Background: Climate action in aviation today

According to the International Air Transport Association IATA, aviation generated some 905 million tonnes of CO2 in 2018 – roughly 2.4 percent of all anthropogenic CO2 emissions. This means that if aviation were a country, it would rank sixth on the list of the largest emitters.

In Germany, the proportion of greenhouse gas emissions contributed by aviation is even higher at 3.6 percent; in the EU as a whole the figure is 4.1 percent. Emissions from international air transport account for around 94 percent of Germany’s total aviation emissions. A quarter of the total arises from flights to other EU countries and somewhat less than three quarters from flights to non-EU countries; around six percent of emissions are attributable to flights within Germany.
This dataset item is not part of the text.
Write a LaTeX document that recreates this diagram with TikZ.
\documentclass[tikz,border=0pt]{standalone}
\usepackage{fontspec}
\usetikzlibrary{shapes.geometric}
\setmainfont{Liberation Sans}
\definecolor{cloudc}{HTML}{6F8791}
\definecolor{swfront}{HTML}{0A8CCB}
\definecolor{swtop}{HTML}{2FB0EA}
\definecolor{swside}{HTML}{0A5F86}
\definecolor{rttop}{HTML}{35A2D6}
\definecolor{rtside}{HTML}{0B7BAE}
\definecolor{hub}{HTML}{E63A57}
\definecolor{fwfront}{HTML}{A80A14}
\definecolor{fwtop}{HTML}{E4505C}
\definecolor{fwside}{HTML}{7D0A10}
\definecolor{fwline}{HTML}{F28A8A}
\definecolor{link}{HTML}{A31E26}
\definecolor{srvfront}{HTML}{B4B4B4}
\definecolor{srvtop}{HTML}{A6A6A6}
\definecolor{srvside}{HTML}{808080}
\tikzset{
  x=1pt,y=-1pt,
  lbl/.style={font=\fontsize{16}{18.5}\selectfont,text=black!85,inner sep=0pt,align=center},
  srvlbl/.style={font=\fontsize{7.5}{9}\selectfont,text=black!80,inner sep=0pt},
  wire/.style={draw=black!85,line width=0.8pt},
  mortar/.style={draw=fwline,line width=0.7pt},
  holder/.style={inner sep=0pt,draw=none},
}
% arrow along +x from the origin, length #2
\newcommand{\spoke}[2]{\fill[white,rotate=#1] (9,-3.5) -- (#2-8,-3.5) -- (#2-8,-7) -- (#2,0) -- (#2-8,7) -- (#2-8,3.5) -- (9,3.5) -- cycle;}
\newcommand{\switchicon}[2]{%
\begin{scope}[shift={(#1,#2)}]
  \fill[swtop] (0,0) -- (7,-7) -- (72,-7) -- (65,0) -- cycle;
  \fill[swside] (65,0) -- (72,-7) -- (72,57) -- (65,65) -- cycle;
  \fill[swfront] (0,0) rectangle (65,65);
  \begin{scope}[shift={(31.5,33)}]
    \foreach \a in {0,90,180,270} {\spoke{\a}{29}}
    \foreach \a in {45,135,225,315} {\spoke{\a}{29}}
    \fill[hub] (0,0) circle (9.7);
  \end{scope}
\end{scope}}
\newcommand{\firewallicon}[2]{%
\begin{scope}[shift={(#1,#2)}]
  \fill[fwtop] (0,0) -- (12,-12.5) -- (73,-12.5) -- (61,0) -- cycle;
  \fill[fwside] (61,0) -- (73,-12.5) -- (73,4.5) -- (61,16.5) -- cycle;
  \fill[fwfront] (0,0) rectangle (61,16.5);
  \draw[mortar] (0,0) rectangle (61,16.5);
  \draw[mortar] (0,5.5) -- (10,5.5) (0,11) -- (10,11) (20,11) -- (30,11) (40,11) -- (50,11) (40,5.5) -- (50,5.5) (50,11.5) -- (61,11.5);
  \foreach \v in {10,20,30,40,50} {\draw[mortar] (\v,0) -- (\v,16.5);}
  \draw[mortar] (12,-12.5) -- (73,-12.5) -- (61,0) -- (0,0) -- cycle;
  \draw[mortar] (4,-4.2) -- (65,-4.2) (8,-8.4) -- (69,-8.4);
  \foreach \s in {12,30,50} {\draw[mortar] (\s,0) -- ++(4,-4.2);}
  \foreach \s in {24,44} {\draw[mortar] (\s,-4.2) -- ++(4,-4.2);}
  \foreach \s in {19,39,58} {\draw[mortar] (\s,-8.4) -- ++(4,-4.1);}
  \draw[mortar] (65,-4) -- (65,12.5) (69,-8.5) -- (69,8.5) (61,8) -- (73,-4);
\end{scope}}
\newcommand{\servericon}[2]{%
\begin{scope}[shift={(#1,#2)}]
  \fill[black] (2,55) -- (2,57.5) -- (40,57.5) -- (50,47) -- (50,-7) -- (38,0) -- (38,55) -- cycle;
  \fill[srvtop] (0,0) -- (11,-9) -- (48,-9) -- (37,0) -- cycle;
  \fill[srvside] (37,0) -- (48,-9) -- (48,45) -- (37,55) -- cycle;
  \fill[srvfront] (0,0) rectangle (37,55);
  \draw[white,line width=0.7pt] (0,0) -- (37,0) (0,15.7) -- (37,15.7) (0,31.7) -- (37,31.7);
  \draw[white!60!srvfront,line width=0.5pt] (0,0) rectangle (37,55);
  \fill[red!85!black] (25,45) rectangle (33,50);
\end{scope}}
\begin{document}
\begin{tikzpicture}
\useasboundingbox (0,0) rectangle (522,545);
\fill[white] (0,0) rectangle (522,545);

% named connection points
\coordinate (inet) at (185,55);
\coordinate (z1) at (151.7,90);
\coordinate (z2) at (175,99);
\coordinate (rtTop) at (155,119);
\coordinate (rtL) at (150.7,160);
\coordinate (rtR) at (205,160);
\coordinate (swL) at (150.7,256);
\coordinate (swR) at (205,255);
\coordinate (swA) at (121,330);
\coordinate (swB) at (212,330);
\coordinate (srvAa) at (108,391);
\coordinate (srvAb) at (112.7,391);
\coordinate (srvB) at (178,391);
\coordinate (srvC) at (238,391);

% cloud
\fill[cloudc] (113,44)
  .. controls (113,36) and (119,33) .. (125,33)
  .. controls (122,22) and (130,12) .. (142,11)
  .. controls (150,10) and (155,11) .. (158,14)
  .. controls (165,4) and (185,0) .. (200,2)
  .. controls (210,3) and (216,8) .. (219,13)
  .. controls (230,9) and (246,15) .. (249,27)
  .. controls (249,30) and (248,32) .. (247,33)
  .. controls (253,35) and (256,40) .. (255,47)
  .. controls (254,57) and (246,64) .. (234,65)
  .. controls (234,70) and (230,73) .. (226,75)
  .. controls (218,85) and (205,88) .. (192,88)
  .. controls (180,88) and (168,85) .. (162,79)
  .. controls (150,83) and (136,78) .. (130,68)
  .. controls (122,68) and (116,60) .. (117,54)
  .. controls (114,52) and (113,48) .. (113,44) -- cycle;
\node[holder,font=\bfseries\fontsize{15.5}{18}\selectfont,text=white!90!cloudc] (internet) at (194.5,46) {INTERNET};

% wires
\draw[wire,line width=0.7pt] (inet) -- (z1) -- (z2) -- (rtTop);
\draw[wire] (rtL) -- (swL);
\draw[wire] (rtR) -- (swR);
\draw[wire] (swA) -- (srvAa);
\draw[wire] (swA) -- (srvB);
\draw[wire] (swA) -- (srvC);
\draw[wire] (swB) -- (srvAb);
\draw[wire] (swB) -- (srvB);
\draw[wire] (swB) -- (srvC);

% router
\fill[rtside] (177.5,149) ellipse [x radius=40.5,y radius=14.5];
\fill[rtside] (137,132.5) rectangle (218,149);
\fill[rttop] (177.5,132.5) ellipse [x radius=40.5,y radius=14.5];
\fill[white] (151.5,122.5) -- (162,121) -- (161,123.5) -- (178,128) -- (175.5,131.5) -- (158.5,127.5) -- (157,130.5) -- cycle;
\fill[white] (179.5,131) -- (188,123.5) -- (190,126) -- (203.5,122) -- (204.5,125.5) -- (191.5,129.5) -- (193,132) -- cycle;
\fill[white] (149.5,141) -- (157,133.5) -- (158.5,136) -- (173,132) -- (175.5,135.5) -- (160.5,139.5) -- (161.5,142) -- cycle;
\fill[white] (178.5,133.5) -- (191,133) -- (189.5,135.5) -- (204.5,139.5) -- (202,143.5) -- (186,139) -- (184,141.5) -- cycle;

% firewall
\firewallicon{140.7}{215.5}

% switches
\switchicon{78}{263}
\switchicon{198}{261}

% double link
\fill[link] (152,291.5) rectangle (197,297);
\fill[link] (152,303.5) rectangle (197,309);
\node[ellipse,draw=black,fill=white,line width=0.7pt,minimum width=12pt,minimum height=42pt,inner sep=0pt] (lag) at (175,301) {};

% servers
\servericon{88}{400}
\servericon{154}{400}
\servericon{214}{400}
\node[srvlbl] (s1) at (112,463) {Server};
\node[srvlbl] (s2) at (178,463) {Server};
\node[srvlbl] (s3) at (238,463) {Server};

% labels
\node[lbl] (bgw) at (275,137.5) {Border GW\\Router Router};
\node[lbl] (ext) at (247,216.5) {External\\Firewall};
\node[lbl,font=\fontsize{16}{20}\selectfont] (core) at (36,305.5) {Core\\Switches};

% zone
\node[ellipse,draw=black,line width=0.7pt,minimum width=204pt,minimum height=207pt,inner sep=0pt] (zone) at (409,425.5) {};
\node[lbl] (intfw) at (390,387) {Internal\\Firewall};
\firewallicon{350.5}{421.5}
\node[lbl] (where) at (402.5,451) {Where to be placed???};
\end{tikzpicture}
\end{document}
Furthermore, Germany’s emissions from international aviation increased by almost 150 percent between 1990 and 2018; in the EU they rose by around 140 percent.

Aviation’s harmful impact on the climate is by no means limited to its CO2 emissions:alongside the direct emission of greenhouse gases, air transport has other adverse effects on the climate through cloud formation and other chemical processes, known as non-CO2 effects. Averaged across the world, the overall contribution of aviation to global warming is about three times that of its contribution through CO2 emissions alone.